TASK INSTRUCTIONS: Pick out each line of the records in which the word "that" appears.

MATERIAL SHOWN:

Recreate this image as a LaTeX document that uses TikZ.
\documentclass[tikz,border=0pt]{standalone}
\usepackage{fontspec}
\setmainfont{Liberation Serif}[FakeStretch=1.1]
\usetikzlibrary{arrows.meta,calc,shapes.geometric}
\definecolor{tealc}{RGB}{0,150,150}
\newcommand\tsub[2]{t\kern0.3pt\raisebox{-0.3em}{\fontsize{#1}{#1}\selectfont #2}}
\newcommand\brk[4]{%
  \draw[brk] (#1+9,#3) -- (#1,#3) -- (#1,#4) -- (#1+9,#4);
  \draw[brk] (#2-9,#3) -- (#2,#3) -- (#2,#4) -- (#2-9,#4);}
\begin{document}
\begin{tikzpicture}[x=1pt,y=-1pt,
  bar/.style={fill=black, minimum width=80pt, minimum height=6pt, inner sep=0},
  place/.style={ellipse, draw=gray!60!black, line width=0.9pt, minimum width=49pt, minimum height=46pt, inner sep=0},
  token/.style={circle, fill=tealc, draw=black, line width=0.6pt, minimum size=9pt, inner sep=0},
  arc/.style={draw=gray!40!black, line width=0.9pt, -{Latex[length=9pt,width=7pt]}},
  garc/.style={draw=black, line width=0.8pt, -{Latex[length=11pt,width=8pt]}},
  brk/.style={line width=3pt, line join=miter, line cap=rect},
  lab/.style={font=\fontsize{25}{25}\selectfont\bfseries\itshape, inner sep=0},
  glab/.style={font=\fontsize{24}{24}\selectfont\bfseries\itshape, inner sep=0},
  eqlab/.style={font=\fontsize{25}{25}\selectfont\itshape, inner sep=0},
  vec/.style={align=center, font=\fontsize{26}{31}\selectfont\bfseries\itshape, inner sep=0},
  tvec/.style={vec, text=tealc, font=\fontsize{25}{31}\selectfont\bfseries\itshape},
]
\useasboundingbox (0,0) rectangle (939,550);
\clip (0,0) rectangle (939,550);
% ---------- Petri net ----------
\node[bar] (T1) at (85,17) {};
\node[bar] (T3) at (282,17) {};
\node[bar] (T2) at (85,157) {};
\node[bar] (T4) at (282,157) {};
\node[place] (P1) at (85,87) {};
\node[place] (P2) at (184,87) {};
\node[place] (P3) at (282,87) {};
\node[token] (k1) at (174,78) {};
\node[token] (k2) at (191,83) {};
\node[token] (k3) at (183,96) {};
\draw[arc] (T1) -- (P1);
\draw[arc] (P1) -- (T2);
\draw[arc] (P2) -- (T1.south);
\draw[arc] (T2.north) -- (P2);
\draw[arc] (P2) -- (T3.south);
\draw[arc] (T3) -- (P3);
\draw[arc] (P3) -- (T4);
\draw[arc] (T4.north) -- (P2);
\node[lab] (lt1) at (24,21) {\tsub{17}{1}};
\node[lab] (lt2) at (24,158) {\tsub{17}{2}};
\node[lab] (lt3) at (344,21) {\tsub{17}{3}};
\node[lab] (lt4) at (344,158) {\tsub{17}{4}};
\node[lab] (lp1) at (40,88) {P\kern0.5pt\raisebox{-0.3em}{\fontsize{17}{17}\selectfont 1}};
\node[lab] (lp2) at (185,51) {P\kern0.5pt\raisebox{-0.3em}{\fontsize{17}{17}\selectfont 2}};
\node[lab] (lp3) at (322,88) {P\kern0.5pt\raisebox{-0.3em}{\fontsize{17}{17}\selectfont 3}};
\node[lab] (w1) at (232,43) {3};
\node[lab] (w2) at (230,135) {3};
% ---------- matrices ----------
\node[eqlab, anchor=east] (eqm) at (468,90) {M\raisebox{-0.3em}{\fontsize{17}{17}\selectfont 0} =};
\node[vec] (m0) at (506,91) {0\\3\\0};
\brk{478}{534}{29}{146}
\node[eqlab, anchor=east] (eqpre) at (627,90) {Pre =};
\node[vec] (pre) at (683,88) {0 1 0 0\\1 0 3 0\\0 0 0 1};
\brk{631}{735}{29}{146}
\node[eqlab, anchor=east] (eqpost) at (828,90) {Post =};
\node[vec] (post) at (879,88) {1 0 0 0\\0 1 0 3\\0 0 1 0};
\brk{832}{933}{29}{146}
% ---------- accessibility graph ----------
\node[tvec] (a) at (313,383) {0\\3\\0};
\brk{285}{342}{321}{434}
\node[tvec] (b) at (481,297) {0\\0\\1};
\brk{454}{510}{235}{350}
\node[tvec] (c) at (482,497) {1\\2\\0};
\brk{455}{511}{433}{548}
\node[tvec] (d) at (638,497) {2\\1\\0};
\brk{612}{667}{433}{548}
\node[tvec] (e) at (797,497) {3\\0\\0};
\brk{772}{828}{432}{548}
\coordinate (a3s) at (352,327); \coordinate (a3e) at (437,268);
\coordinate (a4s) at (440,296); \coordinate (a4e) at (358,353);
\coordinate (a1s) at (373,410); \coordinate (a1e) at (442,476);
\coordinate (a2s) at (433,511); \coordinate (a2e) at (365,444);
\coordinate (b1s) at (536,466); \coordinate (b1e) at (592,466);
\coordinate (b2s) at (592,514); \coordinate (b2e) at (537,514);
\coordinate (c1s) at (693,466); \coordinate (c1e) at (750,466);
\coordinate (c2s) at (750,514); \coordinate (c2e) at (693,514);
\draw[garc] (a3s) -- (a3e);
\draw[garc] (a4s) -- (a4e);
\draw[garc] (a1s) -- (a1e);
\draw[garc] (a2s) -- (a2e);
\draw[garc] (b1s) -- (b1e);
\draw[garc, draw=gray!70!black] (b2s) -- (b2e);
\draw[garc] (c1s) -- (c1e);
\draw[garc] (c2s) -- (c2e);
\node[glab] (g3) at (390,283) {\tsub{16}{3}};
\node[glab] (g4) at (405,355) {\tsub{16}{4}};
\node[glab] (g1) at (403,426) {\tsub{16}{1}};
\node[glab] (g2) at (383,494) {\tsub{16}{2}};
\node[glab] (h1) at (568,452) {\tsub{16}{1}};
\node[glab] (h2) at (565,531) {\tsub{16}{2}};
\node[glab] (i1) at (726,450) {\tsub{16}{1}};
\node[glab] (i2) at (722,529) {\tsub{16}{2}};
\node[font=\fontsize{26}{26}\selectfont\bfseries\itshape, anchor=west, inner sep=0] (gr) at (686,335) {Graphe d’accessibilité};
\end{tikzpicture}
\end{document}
---
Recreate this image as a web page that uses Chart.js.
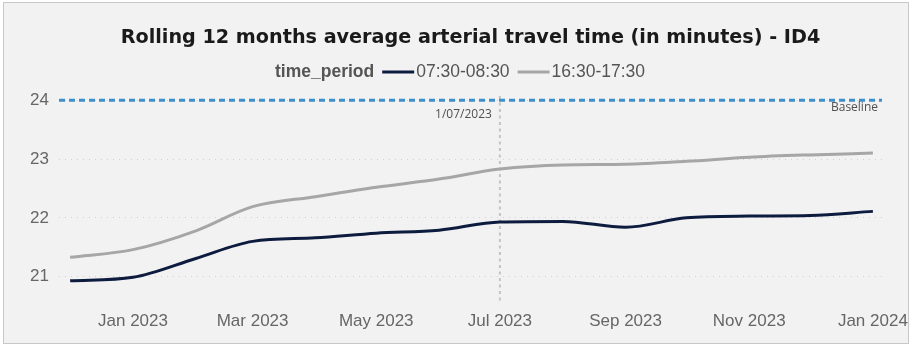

SOLUTION TO THIS TASK:
Recreate this image as a LaTeX document that uses TikZ.
Recreate this image as a web page that uses Chart.js.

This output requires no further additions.